SEE (Single Event Effects) are an often misunderstood issue and this often leads to confusion in the design and mitigation strategy.
Terrestrial SEE come from two sources the first being atmospheric neutrons, while the second is alpha particles emitted from the package itself. Obviously the second cause the manufacturers have some control over and do go to great lengths to prevent. The rate of atmospheric neutrons will change with both altitude and latitude.
When considering SEE mitigation you must look at the type and what you are trying to protect e.g. configuration memory or user logic as the implementation will be different. There are a few different types SEE can be grouped into
Single Event Transient - when a SEE hits a combinatorial gate or signal line creating a temporary glitch.
Single Event Upset - When a SEE hits a memory or register and flips the state of it this is what people traditionally think of when they think of SEE
Multiple bit upset - when a SEE corrupts more than one memory or register bit.
Single Event functional interrupt - when a SEE hits logic which prevents the device from operating correctly without power cycle / re configuration - This is only really a consideration for space flight.
Xilinx have I know spent a lot of time and effort through the Rosetta programme to establish the FIT rate per Mega Bit of configuration and user memory. This enables when coupled with the essential bits technology the ability to determine the actual MTBF between SEE effects on your FPGA and hence the probability of success for your FPGA in seeing a SEE during the time it is powered on. What that means in reality is that often the best mitigation against SEE for some applications (not life critical, mission critical and so on) is to regularly reconfigure the device.
There is a really good handbook which can be downloaded from the ESA website called "Space Engineering Product Assurance, Techniques for Radiation Effects Mitigation in ASICS and FPGAs" it is very comprehensive and is a good read for anyone working in high reliability applications where SEE have to be considered.
Re: SEU/SEE/SER on post 40nm chips in general - a hot topic: ST just presented a paper (#31.1) at IEDM entitled Technology Downscaling Worsening Radiation Effects in Bulk: SOI to the Rescue. IBM makes a similar argument for SOI-FinFETs (see http://www.advancedsubstratenews.com/2013/04/ibm-finfet-isolation-considerations-and-ramifications-bulk-vs-soi/)

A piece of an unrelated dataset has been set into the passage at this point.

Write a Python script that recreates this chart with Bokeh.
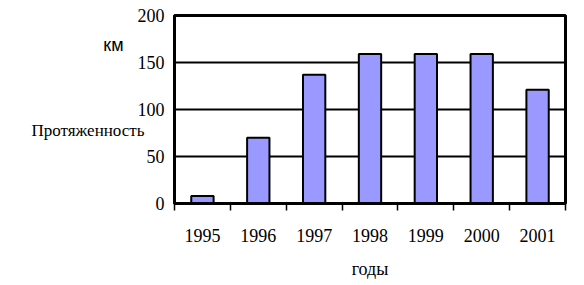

You are right that SOI has a good performance with regards to SEUs. To date, none of the FPGA vendors have produced a product using SOI, or SOI-FinFET technology. The other big advantage claimed for it is for low leakage current, which is an important part of the total supply current. It would take a lot of effort to design the chips on SOI, and the ST process is larger than the 20nm planar or 14nm FinFET that is the current focus of Xilinx and Altera. But you never know in this industry...

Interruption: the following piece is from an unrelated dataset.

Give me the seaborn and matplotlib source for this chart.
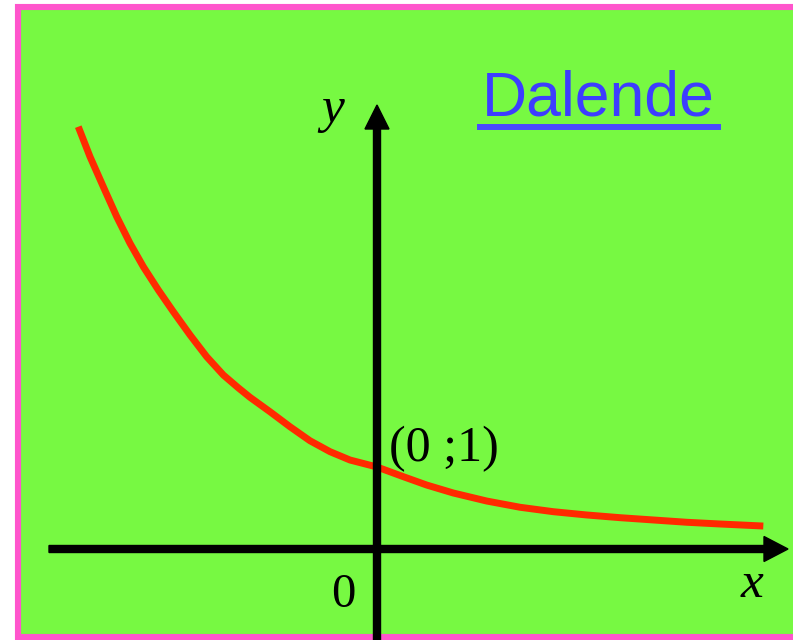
import matplotlib
matplotlib.use("Agg")
import matplotlib.pyplot as plt
import seaborn as sns
import pandas as pd
from matplotlib.patches import Rectangle
from matplotlib.lines import Line2D

# curve (units: origin at axes crossing, (0;1) on the curve)
curve_x = [-3.643, -3.500, -3.338, -3.174, -3.012, -2.850, -2.667, -2.484, -2.280,
           -2.077, -1.874, -1.691, -1.549, -1.305, -1.061, -0.817, -0.573, -0.329,
           0.0, 0.321, 0.606, 0.930, 1.338, 1.744, 2.150, 2.557, 2.963, 3.370,
           3.777, 4.183, 4.711]
curve_y = [5.150, 4.784, 4.418, 4.052, 3.728, 3.443, 3.159, 2.894, 2.610,
           2.345, 2.122, 1.965, 1.850, 1.674, 1.491, 1.320, 1.187, 1.085,
           1.0, 0.882, 0.780, 0.683, 0.585, 0.509, 0.455, 0.415, 0.382, 0.354,
           0.326, 0.305, 0.280]

title_text = "Dalende"
point_label = "(0 ;1)"
origin_label = "0"

W, H = 793, 640
GREEN = "#77f942"
PINK = "#ff55cc"
RED = "#ff2a00"
BLUE = "#3d3dff"


def px(x, y):
    return x / W, 1 - y / H


fig = plt.figure(figsize=(W / 100, H / 100), dpi=100)

# green panel with pink frame
x0, y0 = px(18, 636.5)
x1, y1 = px(800, 7)
fig.patches.append(Rectangle((x0, y0), x1 - x0, y1 - y0, transform=fig.transFigure,
                             facecolor=GREEN, edgecolor=PINK, linewidth=4.4, zorder=-1))

ax = fig.add_axes([0, 0, 1, 1])
ax.set_facecolor("none")
unit = 82.0
ax.set_xlim(-377 / unit, (W - 377) / unit)
ax.set_ylim((549 - H) / unit, 549 / unit)
ax.axis("off")

df = pd.DataFrame({"x": curve_x, "y": curve_y})
sns.lineplot(data=df, x="x", y="y", sort=False, color=RED, linewidth=5,
             ax=ax, zorder=2, solid_joinstyle="round", solid_capstyle="butt")

# coordinate axes with arrow heads
lw = 7 / unit
ax.arrow(-328 / unit, 0, (788 - 49) / unit, 0, width=lw, head_width=25 / unit,
         head_length=24 / unit, length_includes_head=True, color="black", zorder=3)
ax.arrow(0, (549 - 645) / unit, 0, (645 - 105) / unit, width=lw, head_width=24 / unit,
         head_length=24 / unit, length_includes_head=True, color="black", zorder=3)

serif = ["Liberation Serif", "DejaVu Serif"]
fig.text(*px(333, 122), "y", family=serif, style="italic", fontsize=37,
         ha="center", va="baseline")
fig.text(*px(752, 597), "x", family=serif, style="italic", fontsize=37,
         ha="center", va="baseline")
fig.text(*px(343, 607), origin_label, family=serif, fontsize=35,
         ha="center", va="baseline")
fig.text(*px(389, 461), point_label, family=serif, fontsize=36,
         ha="left", va="baseline")

fig.text(*px(482, 115), title_text, family=["Liberation Sans", "DejaVu Sans"],
         fontsize=45, color=BLUE, ha="left", va="baseline")
ux0, uy = px(480, 127)
ux1, _ = px(718, 127)
fig.lines.append(Line2D([ux0, ux1], [uy, uy], transform=fig.transFigure,
                        color="#4a4aff", linewidth=4.3))

fig.savefig("out.png", dpi=100)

Packaging and environmental / use case factors can result in a high soft error rate independant of altitude or geographic location. Microsemi FPGA's for example employ low alpha particle packaging -- the contribution by packaging can take a FIT rate in the low 10's and turn it into a fit rate of over 10,000 just due to high alpha packaging, or airborne particles.

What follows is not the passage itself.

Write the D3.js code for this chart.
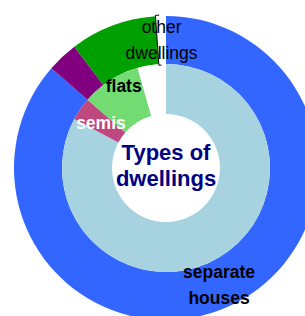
<!DOCTYPE html>
<html>
<head>
<meta charset="utf-8">
<script src="https://cdn.jsdelivr.net/npm/d3@7"></script>
<style>
  body { margin: 0; background: #fff; }
  svg { display: block; font-family: "Liberation Sans", Arial, Helvetica, sans-serif; }
</style>
</head>
<body>
<div id="chart"></div>
<script>
// dwelling types, inner and outer ring shares (%)
var categories = ["separate houses", "semis", "flats", "other dwellings"];
var innerValues = [82.8, 3.6, 9.2, 4.4];
var outerValues = [86.4, 3.3, 9.2, 1.1];
var innerColors = ["#a7d2df", "#c04880", "#72dc72", "#ffffff"];
var outerColors = ["#3366ff", "#800080", "#00a000", "#ffffff"];
// which ring each label sits on
var labelRing = ["outer", "inner", "inner", "outer"];
var labelColors = ["#000", "#fff", "#000", "#000"];
var labelWeights = ["bold", "bold", "bold", "normal"];
var labelLines = [["separate", "houses"], ["semis"], ["flats"], ["other", "dwellings"]];
var titleLines = ["Types of", "dwellings"];

var width = 305;
var height = 316;
var cx = 166, cy = 168;
var rHole = 54, rMid = 104, rOuter = 152;
var lineHeight = 26;

var svg = d3.select("#chart").append("svg")
    .attr("width", width)
    .attr("height", height);

var g = svg.append("g")
    .attr("transform", `translate(${cx}, ${cy})`);

var pie = d3.pie().sort(null).value(function (d) { return d; });

var innerArc = d3.arc().innerRadius(rHole).outerRadius(rMid);
var outerArc = d3.arc().innerRadius(rMid).outerRadius(rOuter);

var innerPie = pie(innerValues);
var outerPie = pie(outerValues);

g.selectAll("path.outer")
    .data(outerPie)
    .enter().append("path")
    .attr("class", "outer")
    .attr("d", outerArc)
    .style("fill", function (d, i) { return outerColors[i]; });

g.selectAll("path.inner")
    .data(innerPie)
    .enter().append("path")
    .attr("class", "inner")
    .attr("d", innerArc)
    .style("fill", function (d, i) { return innerColors[i]; });

// bracket marking the thin "other dwellings" slice of the outer ring
var other = outerPie[3];
var a0 = other.startAngle;
var tick = 0.025;
function polar(r, a) { return [r * Math.sin(a), -r * Math.cos(a)]; }
var p1 = polar(rOuter + 1, a0 + tick), p2 = polar(rOuter + 1, a0),
    p3 = polar(rMid - 1, a0), p4 = polar(rMid - 1, a0 + tick);
g.append("path")
    .attr("d", `M${p1}L${p2}L${p3}L${p4}`)
    .style("fill", "none")
    .style("stroke", "#000")
    .style("stroke-width", 1);

// labels at arc centroids
var nudge = [0, 0, -15.5, 0];
categories.forEach(function (c, i) {
    var d = labelRing[i] === "outer" ? outerPie[i] : innerPie[i];
    var arc = labelRing[i] === "outer" ? outerArc : innerArc;
    var pt = arc.centroid(d);
    var lines = labelLines[i];
    var text = g.append("text")
        .attr("text-anchor", "middle")
        .style("font-size", "17.5px")
        .style("font-weight", labelWeights[i])
        .style("fill", labelColors[i]);
    lines.forEach(function (ln, j) {
        text.append("tspan")
            .attr("x", pt[0])
            .attr("y", pt[1] + nudge[i] - lineHeight * (lines.length - 1) / 2 + j * lineHeight + 6.1)
            .text(ln);
    });
});

var title = g.append("text")
    .attr("text-anchor", "middle")
    .style("font-size", "22px")
    .style("font-weight", "bold")
    .style("fill", "#000080");
titleLines.forEach(function (ln, j) {
    title.append("tspan")
        .attr("x", 0)
        .attr("y", -8 + j * lineHeight)
        .text(ln);
});
</script>
</body>
</html>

These "single events" have the potential to flip the charge on a gate- got it. And this is bad for memory exposed to radiation. OK then, how about the solution used to compensate for poor memory, in all major business setups?
In short - what about RAID?
On a small scale, I supose you'd call it RAIM (redundant array of independent memory). Options would range from RAIM-1 mirrored data, through to RAIM-5 or higher. You can lock out segments with persistent faults, or choose to dismiss parity faults as a "one off" due to a single event radiation particle.
Is that a viable solution? Does spreading copies of data over a wider area reduce the risk of corruption?
The concept of using RAID is a bit different to the situation on an FPGA. Let me explain.
RAID (as I understand it) is looking to spread the data over a number of different disks. That way, if a disc fails, the error detection and correct codes can reconstitute the data and recover the errors. The same basic technique can be applied to application data stored inside the memory blocks on the FPGA. Thinking about it though, there might be a virtue in spreading the data across the different blocks of memory inside the FPGA. I say that because there is a probability that a particle can "flip" more than one adjacent cell as is speeds through the silicon. This could cause multiple errors on the same word stored in memory.
The other problem with SEUs in an FPGA is that the particle might flip a storage bit from the configuration. If the bit is active in that particular design (and 9 out of 10 are not), then it could change the logic and cause a malfunction until the error is purged. There is no eqivalent of RAID to correct the configuration data, but the chips can be set to test for flipped bits.